4 Affordable Green Window Cleaning Tips

Going green is admirable, but green products and services are often more expensive than the less environmentally-friendly alternatives. However, not everything has to be pricey. You can make DIY cleaning products yourself for a fraction of the price if you know what natural products to use. Take a look at some green cleaning tips that will help you keep your windows sparkling clean without any expensive products or services.

DIY Window Cleaning Liquid

It's not hard to make your own window cleaning liquid. All you need is a spray bottle and some vinegar, water, and liquid soap. Measure out ¼ cup of vinegar, ½ teaspoon of liquid soap, and two cups of water. Blend it all together in the spray bottle, and you have an easy and cheap do-it-yourself window cleaner.

If you notice streaks on the windows after you clean them, try adding a little bit of alcohol to the mixture – a spoonful or two should do it. Rubbing alcohol is compatible with the vinegar, and it inhibits streaks. It can also help keep your windows from fogging up, which can be helpful when you're running the heater or the air conditioner and the air outside is a very different temperature from the air inside.

Skip The Paper Towels

Don't waste paper towels by using them to clean your windows – repurpose your morning newspaper instead. Crumble it up, and spray the vinegar solution on the newspaper, not on the glass. It seems counter-intuitive, but the rougher texture of the newspaper won't hurt your windows, and the newspaper actually leaves your windows shinier than the paper towel. Newspaper is also less likely to cause streaks.

This works because the paper used to make newspapers is highly absorbent. Instead of pushing the liquid around on the glass, like less absorbent paper does, it soaks up all of the liquid, leaving it clean and streak-free. And while the ink might smudge off on wood, the window glass is non-porous, so the ink from the newspaper won't stick to it. And unlike paper towels, the newspaper won't leave lint behind.

Outdoor Cleaning

The exterior sides of your windows are exposed to more dirt and grime than the interior. For the most part, it's fine to use the same window cleaner that you use on the inside. But if you have any windows that are located near trees, you might notice that they accumulate sticky tree sap on the glass.

Tree sap can be tough to remove with your ordinary cleanser, and you may be tempted to use a knife or razor blade to pry the dried sap off. But before you risk scratching your windows, reach for some lemon juice. The acid in the citrus juice will dissolve the sap with no trouble. Follow it up with your usual cleaner.

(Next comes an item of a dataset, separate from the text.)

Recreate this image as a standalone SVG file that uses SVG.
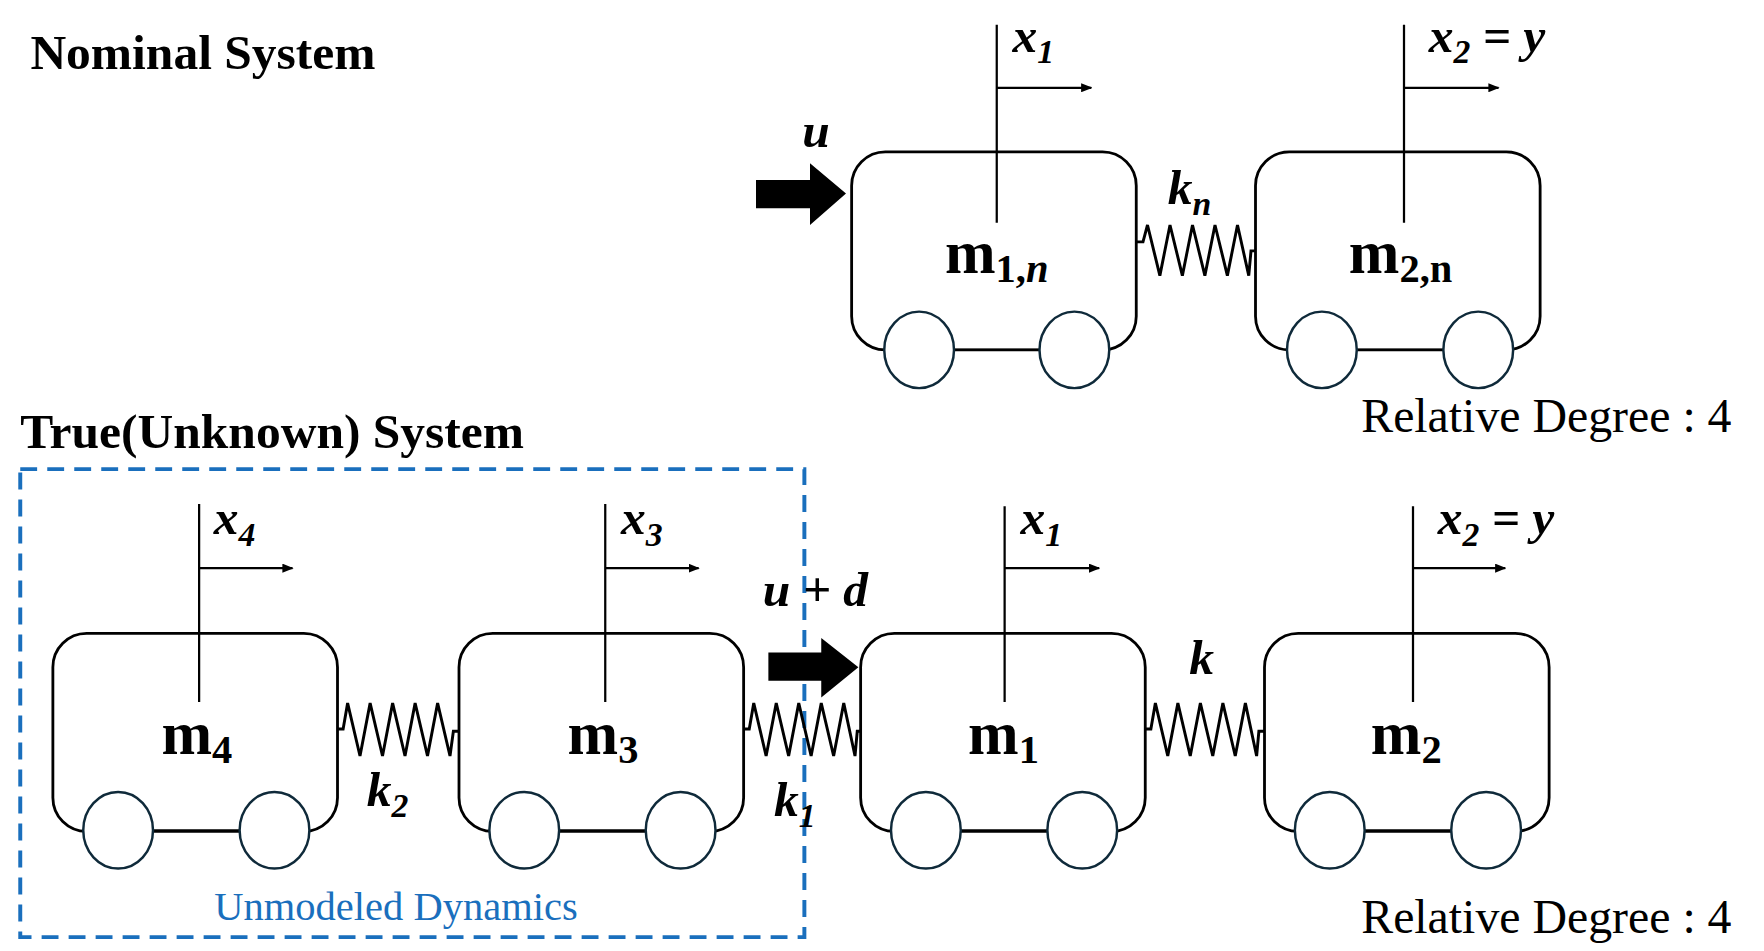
<svg xmlns="http://www.w3.org/2000/svg" width="1764" height="951" viewBox="0 0 1764 951">
<defs>
<marker id="ah" markerWidth="10" markerHeight="8" refX="9" refY="4" orient="auto" markerUnits="userSpaceOnUse"><path d="M0,0 L10,4 L0,8 z" fill="#000"/></marker>
<style>
.body{fill:#fff;stroke:#000;stroke-width:2.5}
.wheel{fill:#fff;stroke:#0f2a3a;stroke-width:2.2}
.ln{stroke:#000;stroke-width:2;fill:none}
.sp{stroke:#000;stroke-width:2.6;fill:none;stroke-linejoin:miter}
.m{font-family:"Liberation Serif",serif;font-weight:bold;font-size:54px;text-anchor:middle}
.v{font-family:"Liberation Serif",serif;font-weight:bold;font-style:italic;font-size:44px}
.sub{font-size:30px}
.title{font-family:"Liberation Serif",serif;font-weight:bold;font-size:44px}
.rd{font-family:"Liberation Serif",serif;font-size:42.5px}
</style>
</defs>
<rect width="1764" height="951" fill="#fff"/>
<g transform="scale(1.125)">
<text id="t-nominal" class="title" x="27" y="61">Nominal System</text>
<text id="t-true" class="title" x="18" y="398">True(Unknown) System</text>
<g id="unmodeled">
<rect x="18" y="417" width="697" height="416" fill="none" stroke="#1a6fbd" stroke-width="3.5" stroke-dasharray="15,9"/>
<text x="352" y="818" text-anchor="middle" font-family="Liberation Serif,serif" font-size="36" fill="#1a6fbd">Unmodeled Dynamics</text>
</g>
<g id="cart-m1n">
<rect class="body" x="757" y="135" width="253" height="176" rx="30"/>
<line class="ln" x1="817" y1="311" x2="955" y2="311"/>
<ellipse class="wheel" cx="817" cy="311" rx="31" ry="34"/><ellipse class="wheel" cx="955" cy="311" rx="31" ry="34"/>
<line class="ln" x1="886" y1="22" x2="886" y2="198"/><line class="ln" x1="886" y1="78" x2="970" y2="78" marker-end="url(#ah)"/>
<text class="v" x="900" y="46">x<tspan class="sub" dy="10">1</tspan></text>
<text class="m" x="886" y="243">m<tspan font-size="36" dy="8">1,</tspan><tspan font-style="italic" font-size="36">n</tspan></text>
</g>
<g id="cart-m2n">
<rect class="body" x="1116" y="135" width="253" height="176" rx="30"/>
<line class="ln" x1="1175" y1="311" x2="1314" y2="311"/>
<ellipse class="wheel" cx="1175" cy="311" rx="31" ry="34"/><ellipse class="wheel" cx="1314" cy="311" rx="31" ry="34"/>
<line class="ln" x1="1248" y1="22" x2="1248" y2="198"/><line class="ln" x1="1248" y1="78" x2="1332" y2="78" marker-end="url(#ah)"/>
<text class="v" x="1270" y="46">x<tspan class="sub" dy="10">2</tspan><tspan dy="-10"> = y</tspan></text>
<text class="m" x="1245" y="243">m<tspan font-size="36" dy="8">2,n</tspan></text>
</g>
<g id="cart-m4">
<rect class="body" x="47" y="563" width="253" height="176" rx="30"/>
<line class="ln" x1="105" y1="738" x2="244" y2="738"/>
<ellipse class="wheel" cx="105" cy="738" rx="31" ry="34"/><ellipse class="wheel" cx="244" cy="738" rx="31" ry="34"/>
<line class="ln" x1="177" y1="448" x2="177" y2="624"/><line class="ln" x1="177" y1="505" x2="260" y2="505" marker-end="url(#ah)"/>
<text class="v" x="190" y="475">x<tspan class="sub" dy="10">4</tspan></text>
<text class="m" x="175" y="670">m<tspan font-size="36" dy="8">4</tspan></text>
</g>
<g id="cart-m3">
<rect class="body" x="408" y="563" width="253" height="176" rx="30"/>
<line class="ln" x1="466" y1="738" x2="605" y2="738"/>
<ellipse class="wheel" cx="466" cy="738" rx="31" ry="34"/><ellipse class="wheel" cx="605" cy="738" rx="31" ry="34"/>
<line class="ln" x1="538" y1="448" x2="538" y2="624"/><line class="ln" x1="538" y1="505" x2="621" y2="505" marker-end="url(#ah)"/>
<text class="v" x="552" y="475">x<tspan class="sub" dy="10">3</tspan></text>
<text class="m" x="536" y="670">m<tspan font-size="36" dy="8">3</tspan></text>
</g>
<g id="cart-m1">
<rect class="body" x="765" y="563" width="253" height="176" rx="30"/>
<line class="ln" x1="823" y1="738" x2="962" y2="738"/>
<ellipse class="wheel" cx="823" cy="738" rx="31" ry="34"/><ellipse class="wheel" cx="962" cy="738" rx="31" ry="34"/>
<line class="ln" x1="893" y1="450" x2="893" y2="624"/><line class="ln" x1="893" y1="505" x2="977" y2="505" marker-end="url(#ah)"/>
<text class="v" x="907" y="475">x<tspan class="sub" dy="10">1</tspan></text>
<text class="m" x="892" y="670">m<tspan font-size="36" dy="8">1</tspan></text>
</g>
<g id="cart-m2">
<rect class="body" x="1124" y="563" width="253" height="176" rx="30"/>
<line class="ln" x1="1182" y1="738" x2="1321" y2="738"/>
<ellipse class="wheel" cx="1182" cy="738" rx="31" ry="34"/><ellipse class="wheel" cx="1321" cy="738" rx="31" ry="34"/>
<line class="ln" x1="1256" y1="450" x2="1256" y2="624"/><line class="ln" x1="1256" y1="505" x2="1338" y2="505" marker-end="url(#ah)"/>
<text class="v" x="1278" y="475">x<tspan class="sub" dy="10">2</tspan><tspan dy="-10"> = y</tspan></text>
<text class="m" x="1250" y="670">m<tspan font-size="36" dy="8">2</tspan></text>
</g>
<g id="connectors">
<path class="sp" d="M1010,215 H1016 L1020,200 L1031,245 L1040,200 L1051,245 L1060,200 L1071,245 L1080,200 L1091,245 L1100,200 L1110,245 L1112,223 H1116"/>
<path class="sp" d="M300,648 H305 L309,625 L320,672 L329,625 L340,672 L349,625 L360,672 L369,625 L380,672 L389,625 L400,672 L403,650 H408"/>
<path class="sp" d="M661,648 H666 L670,625 L681,672 L690,625 L701,672 L710,625 L721,672 L730,625 L741,672 L750,625 L760,672 L762,650 H765"/>
<path class="sp" d="M1018,648 H1023 L1027,625 L1038,672 L1047,625 L1058,672 L1067,625 L1078,672 L1087,625 L1098,672 L1107,625 L1117,672 L1119,650 H1124"/>
<polygon points="672,160 720,160 720,145 752,172 720,200 720,185 672,185" fill="#000"/>
<polygon points="683,580 730,580 730,567 763,593 730,620 730,605 683,605" fill="#000"/>
</g>
<g id="labels">
<text class="v" x="713" y="131">u</text>
<text class="v" x="1038" y="181">k<tspan class="sub" dy="10">n</tspan></text>
<text class="v" x="678" y="539">u + d</text>
<text class="v" x="326" y="716">k<tspan class="sub" dy="10">2</tspan></text>
<text class="v" x="688" y="725">k<tspan class="sub" dy="10">1</tspan></text>
<text class="v" x="1057" y="599">k</text>
<text class="rd" x="1210" y="384">Relative Degree : 4</text>
<text class="rd" x="1210" y="829">Relative Degree : 4</text>
</g>
</g>
</svg>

Clean Your Windows Less Often

If you want to clean your windows less often, there's a trick you can use to keep dirt and grime off of them. Clean your windows the way that you normally do, and let them dry completely. Then put a small amount of olive oil or vegetable oil on the newspaper, and spread it evenly over the exterior side of the window. Make sure that it's only a thin layer of oil, or you'll end up with a view from your window that resembles a funhouse mirror.

This will keep sticky things like tree sap or bird droppings from sticking to the glass. They'll slide right off instead. You'll have to clean the windows less often, and your job will be easier when you do clean them.

When you use these green cleaning tips, you avoid harmful chemicals and save money. You probably have everything you need to take good care of your windows sitting in your kitchen already.